Heritage laws need to change to stop the repeated destruction of wāhi tapu and Māori archeological sites, an academic says.
Photo: 123RF / Gary Webber
It comes after Heritage New Zealand Pouhere Tāonga launched legal action against two people over a vineyard built on an archeological site at the Wairau Bar, which will be heard in Blenheim District Court on 14 July.
The individuals are alleged to have breached section 87 of the Heritage New Zealand Pouhere Tāonga Act, which states it is an offence to modify or destroy an archaeological site authority from Heritage New Zealand, if it is known or it was reasonably suspected it was an archaeological site.
The Wairau Bar, on Marlborough’s East Coast, is the earliest known Māori settlement in the country, dating back to 1250AD.

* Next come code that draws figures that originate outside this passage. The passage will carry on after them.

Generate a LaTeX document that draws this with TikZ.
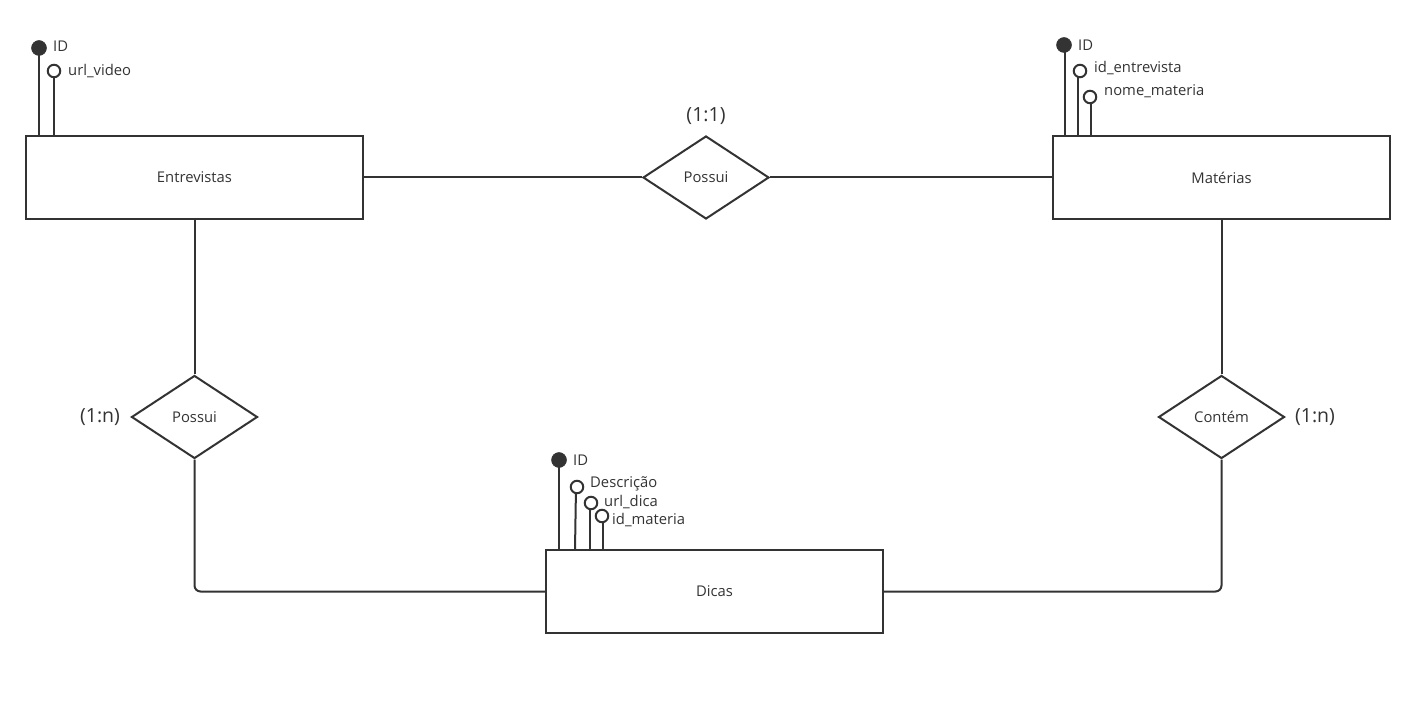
\documentclass[tikz,border=0pt]{standalone}
\usepackage{fontspec}
\setmainfont{Open Sans}
\usetikzlibrary{shapes.geometric}
\definecolor{ink}{HTML}{333333}
\begin{document}
\begin{tikzpicture}[x=1pt,y=-1pt,
  entity/.style={draw=ink, line width=2pt, minimum width=337pt, minimum height=83pt, inner sep=0pt, font=\fontsize{14.8}{17}\selectfont, text=ink},
  rel/.style={diamond, draw=ink, line width=2pt, minimum width=126pt, minimum height=83pt, aspect=1.52, inner sep=0pt, font=\fontsize{14.8}{17}\selectfont, text=ink},
  keyattr/.style={circle, fill=ink, draw=ink, line width=0.5pt, minimum size=15pt, inner sep=0pt},
  plainattr/.style={circle, draw=ink, fill=white, line width=2pt, minimum size=12.5pt, inner sep=0pt},
  lbl/.style={anchor=west, inner sep=0pt, font=\fontsize{14.8}{17}\selectfont, text=ink},
  card/.style={inner sep=0pt, font=\fontsize{19.5}{22}\selectfont, text=ink},
  conn/.style={draw=ink, line width=2pt}
]
\useasboundingbox (0,0) rectangle (1411,708);

% entities
\node[entity] (ent) at (194.5,177.5) {Entrevistas};
\node[entity] (mat) at (1221.5,177.5) {Matérias};
\node[entity] (dic) at (714.5,591.5) {Dicas};

% relationships
\node[rel] (r1) at (706,177.5) {Possui};
\node[rel] (r2) at (194.5,417) {Possui};
\node[rel] (r3) at (1221.5,417) {Contém};

% cardinalities
\node[card] (c1) at (706,116) {(1:1)};
\node[card] (c2) at (100,417) {(1:n)};
\node[card] (c3) at (1315,417) {(1:n)};

% connectors
\draw[conn] (ent.east) -- (r1.west);
\draw[conn] (r1.east) -- (mat.west);
\draw[conn] (ent.south) -- (r2.north);
\draw[conn, rounded corners=6pt] (r2.south) |- (dic.west);
\draw[conn] (mat.south) -- (r3.north);
\draw[conn, rounded corners=6pt] (r3.south) |- (dic.east);

% Entrevistas attributes
\draw[conn] (39,48) -- (39,136);
\draw[conn] (54,71) -- (54,136);
\node[keyattr] (e1) at (39,48) {};
\node[plainattr] (e2) at (54,71) {};
\node[lbl] (e1l) at (53,46) {ID};
\node[lbl] (e2l) at (68,71) {url\_video};

% Materias attributes
\draw[conn] (1065,45) -- (1065,136);
\draw[conn] (1078,71) -- (1078,136);
\draw[conn] (1091,97) -- (1091,136);
\node[keyattr] (m1) at (1064,45) {};
\node[plainattr] (m2) at (1080,71) {};
\node[plainattr] (m3) at (1090,97) {};
\node[lbl] (m1l) at (1078,45) {ID};
\node[lbl] (m2l) at (1094,68) {id\_entrevista};
\node[lbl] (m3l) at (1104,91) {nome\_materia};

% Dicas attributes
\draw[conn] (559,460) -- (559,550);
\draw[conn] (576,487) -- (575,550);
\draw[conn] (590,503) -- (590,550);
\draw[conn] (603,516) -- (603,550);
\node[keyattr] (d1) at (559,460) {};
\node[plainattr] (d2) at (577,487) {};
\node[plainattr] (d3) at (591,503) {};
\node[plainattr] (d4) at (602,516) {};
\node[lbl] (d1l) at (573,460) {ID};
\node[lbl] (d2l) at (590,484) {Descrição};
\node[lbl] (d3l) at (604,502) {url\_dica};
\node[lbl] (d4l) at (612,520) {id\_materia};
\end{tikzpicture}
\end{document}
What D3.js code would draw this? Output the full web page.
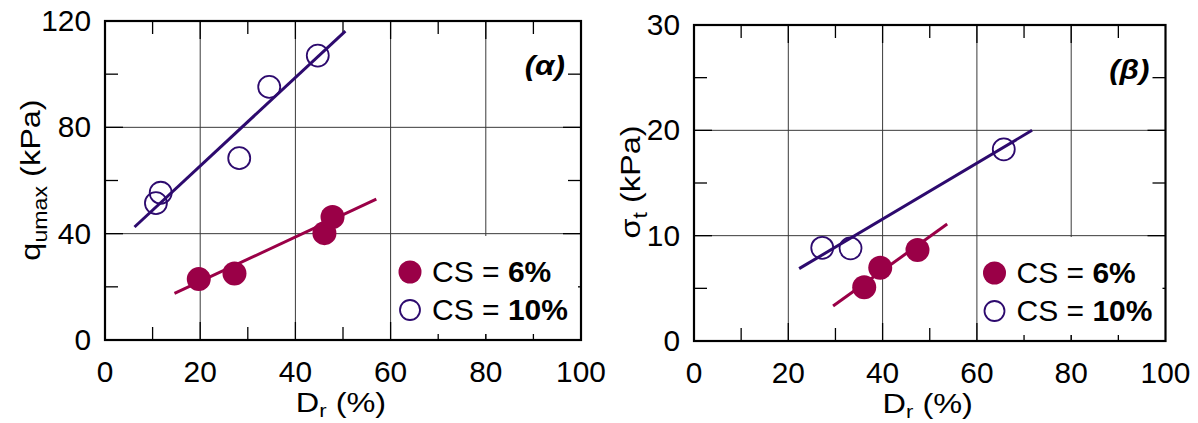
<!DOCTYPE html>
<html><head><meta charset="utf-8">
<script src="https://cdn.jsdelivr.net/npm/d3@7"></script>
<style>body{margin:0;background:#fff}svg{display:block}text{font-family:"Liberation Sans",Arial,sans-serif;fill:#000}</style>
</head><body>
<svg id="c" width="1198" height="423"></svg>
<script>
// ---- data ----
const xTicks = [0, 20, 40, 60, 80, 100];
const yTicksA = [0, 40, 80, 120];
const yTicksB = [0, 10, 20, 30];

// panel (α): q_umax vs Dr
const drA6 = [19.7, 27.2, 46.1, 47.8];
const qA6 = [22.9, 25.0, 40.2, 46.3];
const drA10 = [10.7, 11.7, 28.2, 34.5, 44.7];
const qA10 = [51.5, 55.4, 68.4, 95.2, 107.0];
const fitA6x = [14.6, 57.0], fitA6y = [17.5, 53.0];
const fitA10x = [6.2, 50.5], fitA10y = [42.5, 116.2];

// panel (β): σt vs Dr
const drB6 = [36.1, 39.5, 47.4];
const sB6 = [5.1, 6.96, 8.63];
const drB10 = [27.2, 33.2, 65.7];
const sB10 = [8.85, 8.8, 18.2];
const fitB6x = [29.5, 53.7], fitB6y = [3.32, 11.1];
const fitB10x = [22.3, 71.7], fitB10y = [6.87, 20.0];

const legendLabels = [["CS = ", "6%"], ["CS = ", "10%"]];

const C6 = "#9a0047", C10 = "#2d0a6e";
const svg = d3.select("#c");

function txt(g, x, y, sx, rot) {
  return g.append("text").attr("transform", `translate(${x},${y})${rot ? " rotate(" + rot + ")" : ""} scale(${sx},1)`);
}

function panel(o) {
  const g = svg.append("g");
  const x = d3.scaleLinear().domain([0, 100]).range([o.x0, o.x1]);
  const y = d3.scaleLinear().domain([0, o.ymax]).range([o.y0, o.y1]);
  // grid
  g.append("g").selectAll("line").data(xTicks.slice(1, -1)).join("line")
    .attr("x1", d => x(d)).attr("x2", d => x(d)).attr("y1", o.y0).attr("y2", o.y1)
    .attr("stroke", "#3a3a3a").attr("stroke-width", 1);
  g.append("g").selectAll("line").data(o.yTicks.slice(1, -1)).join("line")
    .attr("y1", d => y(d)).attr("y2", d => y(d)).attr("x1", o.x0).attr("x2", o.x1)
    .attr("stroke", "#3a3a3a").attr("stroke-width", 1);
  // minor ticks (inside, all four sides)
  const mx = d3.range(10, 100, 20);
  const my = o.yMinor;
  const tl = 13;
  const tg = g.append("g").attr("stroke", "#000").attr("stroke-width", 1.3);
  mx.forEach(v => {
    tg.append("line").attr("x1", x(v)).attr("x2", x(v)).attr("y1", o.y0).attr("y2", o.y0 - tl);
    tg.append("line").attr("x1", x(v)).attr("x2", x(v)).attr("y1", o.y1).attr("y2", o.y1 + tl);
  });
  my.forEach(v => {
    tg.append("line").attr("y1", y(v)).attr("y2", y(v)).attr("x1", o.x0).attr("x2", o.x0 + tl);
    tg.append("line").attr("y1", y(v)).attr("y2", y(v)).attr("x1", o.x1).attr("x2", o.x1 - tl);
  });
  // major ticks
  xTicks.slice(1, -1).forEach(v => {
    tg.append("line").attr("x1", x(v)).attr("x2", x(v)).attr("y1", o.y0).attr("y2", o.y0 - 18);
    tg.append("line").attr("x1", x(v)).attr("x2", x(v)).attr("y1", o.y1).attr("y2", o.y1 + 18);
  });
  o.yTicks.slice(1, -1).forEach(v => {
    tg.append("line").attr("y1", y(v)).attr("y2", y(v)).attr("x1", o.x0).attr("x2", o.x0 + 18);
    tg.append("line").attr("y1", y(v)).attr("y2", y(v)).attr("x1", o.x1).attr("x2", o.x1 - 18);
  });
  // legend background
  g.append("rect").attr("x", o.x1 - 185).attr("y", o.y0 - 104).attr("width", 182).attr("height", 98).attr("fill", "#fff");
  // fit lines
  const line = d3.line().x(d => x(d[0])).y(d => y(d[1]));
  g.append("path").attr("d", line(d3.zip(o.f6x, o.f6y))).attr("stroke", C6).attr("stroke-width", 3).attr("fill", "none");
  g.append("path").attr("d", line(d3.zip(o.f10x, o.f10y))).attr("stroke", C10).attr("stroke-width", 3).attr("fill", "none");
  // points
  g.append("g").selectAll("circle").data(d3.zip(o.d10x, o.d10y)).join("circle")
    .attr("cx", d => x(d[0])).attr("cy", d => y(d[1])).attr("r", 11)
    .attr("fill", "none").attr("stroke", C10).attr("stroke-width", 1.8);
  g.append("g").selectAll("circle").data(d3.zip(o.d6x, o.d6y)).join("circle")
    .attr("cx", d => x(d[0])).attr("cy", d => y(d[1])).attr("r", 12)
    .attr("fill", C6);
  // frame
  g.append("rect").attr("x", o.x0).attr("y", o.y1).attr("width", o.x1 - o.x0).attr("height", o.y0 - o.y1)
    .attr("fill", "none").attr("stroke", "#000").attr("stroke-width", 2.2);
  // tick labels
  xTicks.forEach(d => txt(g, x(d), o.y0 + 42, 1.03).attr("text-anchor", "middle").attr("font-size", 29).text(d));
  o.yTicks.forEach(d => txt(g, o.x0 - 14, y(d) + 10, 1.03).attr("text-anchor", "end").attr("font-size", 29).text(d));
  // x title
  const xt = txt(g, (o.x0 + o.x1) / 2 - 2, o.y0 + 72, 1.16).attr("text-anchor", "middle").attr("font-size", 28);
  xt.append("tspan").text("D");
  xt.append("tspan").attr("dy", 5).attr("font-size", 19).text("r");
  xt.append("tspan").attr("dy", -5).text(" (%)");
  // y title
  const yt = txt(g, o.ytx, o.yty, 1.16, -90).attr("text-anchor", "middle").attr("font-size", 28);
  yt.append("tspan").text(o.ysym);
  yt.append("tspan").attr("dy", 7).attr("font-size", 20).text(o.ysub);
  yt.append("tspan").attr("dy", -7).text(" (kPa)");
  // panel label
  txt(g, o.x1 - 16, o.y1 + 54, 1.12).attr("text-anchor", "end")
    .attr("font-size", 28).attr("font-weight", "bold").attr("font-style", "italic").text(o.tag);
  // legend
  const lx = o.x1 - 171, ly = o.y0 - 68;
  g.append("circle").attr("cx", lx).attr("cy", ly).attr("r", 11.5).attr("fill", C6);
  g.append("circle").attr("cx", lx).attr("cy", ly + 38).attr("r", 10).attr("fill", "none").attr("stroke", C10).attr("stroke-width", 1.8);
  legendLabels.forEach((l, i) => {
    const t = txt(g, lx + 22, ly + 10 + i * 38, 1.035).attr("font-size", 29);
    t.append("tspan").text(l[0]);
    t.append("tspan").attr("font-weight", "bold").text(l[1]);
  });
}

panel({x0: 105, x1: 581, y0: 340, y1: 21, ymax: 120, yTicks: yTicksA, yMinor: [20, 60, 100],
  d6x: drA6, d6y: qA6, d10x: drA10, d10y: qA10, f6x: fitA6x, f6y: fitA6y, f10x: fitA10x, f10y: fitA10y,
  ytx: 40, yty: 180, ysym: "q", ysub: "umax", tag: "(α)"});
panel({x0: 694, x1: 1165.5, y0: 341, y1: 25, ymax: 30, yTicks: yTicksB, yMinor: [5, 15, 25],
  d6x: drB6, d6y: sB6, d10x: drB10, d10y: sB10, f6x: fitB6x, f6y: fitB6y, f10x: fitB10x, f10y: fitB10y,
  ytx: 640, yty: 182, ysym: "σ", ysub: "t", tag: "(β)"});
</script>
</body></html>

Archaeologists believe at least 200 people may have settled there not long after the first Polynesian navigators landed in Aotearoa.
More than 40 kōiwi or human remains have been discovered there, alongside hundreds of artefacts.
Rangitāne o Wairau descendant and activist Keelan Walker has been fighting for the protection of wāhi tapu sites at Wairau Bar and said two individuals being charged was “a good start” but he wanted to see results.
He said the Crown had breached the Treaty of Waitangi by failing to protect archeological sites in the area for the second time in four years.
“It happened again, and that’s where the breach is – it’s like, ‘hang on, if you guys haven’t got a process that protects and preserves our wāhi tapu, then that’s a failure’.”
He said heritage legislation was biased towards private landowners.
“It is actually designed and written to give private landowners more rights than what is is designed to protect – wāhi tapu – on that land.
“To me, if the act is flawed and the mechanism they employ to carry out what they promise is flawed, then that’s a failure.”
Photo: 123RF / Gary Webber
Victoria University Māori studies associate professor Peter Adds said some elements of the bill governing wāhi tapu could be stronger, and Heritage New Zealand did not have the resources to enforce it.
“I don’t think they get sufficient funding from the Crown to do that work properly, primarily because of the costs of defending any decisions not to allow authorities and individuals to destroy archeological sites when they apply to do so.
He said Heritage New Zealand had to strike a balance between the interests of land developers and the interests of the preservation of heritage, and “the unfortunate loser tends to be Māori and tend to be the loss of archeological sites and wāhi tapu themselves.”
He wanted legislation to require district councils, which decide what level of protection wāhi tapu sites get by how they list them in their district plans, to take Māori views into account.
“They can consult Māori people – and often do consult Māori people – but they’re not required to do what they say, as it were, so all of that stuff could be tighetened up quite considerably.”
He said there was a high degree of variability in how wāhi tapu sites were recognised by councils.
Heritage New Zealand could not provide RNZ with information on how many cases it had brought against landowners for destroying or modifying archaeological sites.
Chief executive Andrew Coleman said it did not take many prosecutions because most people abided by the rules.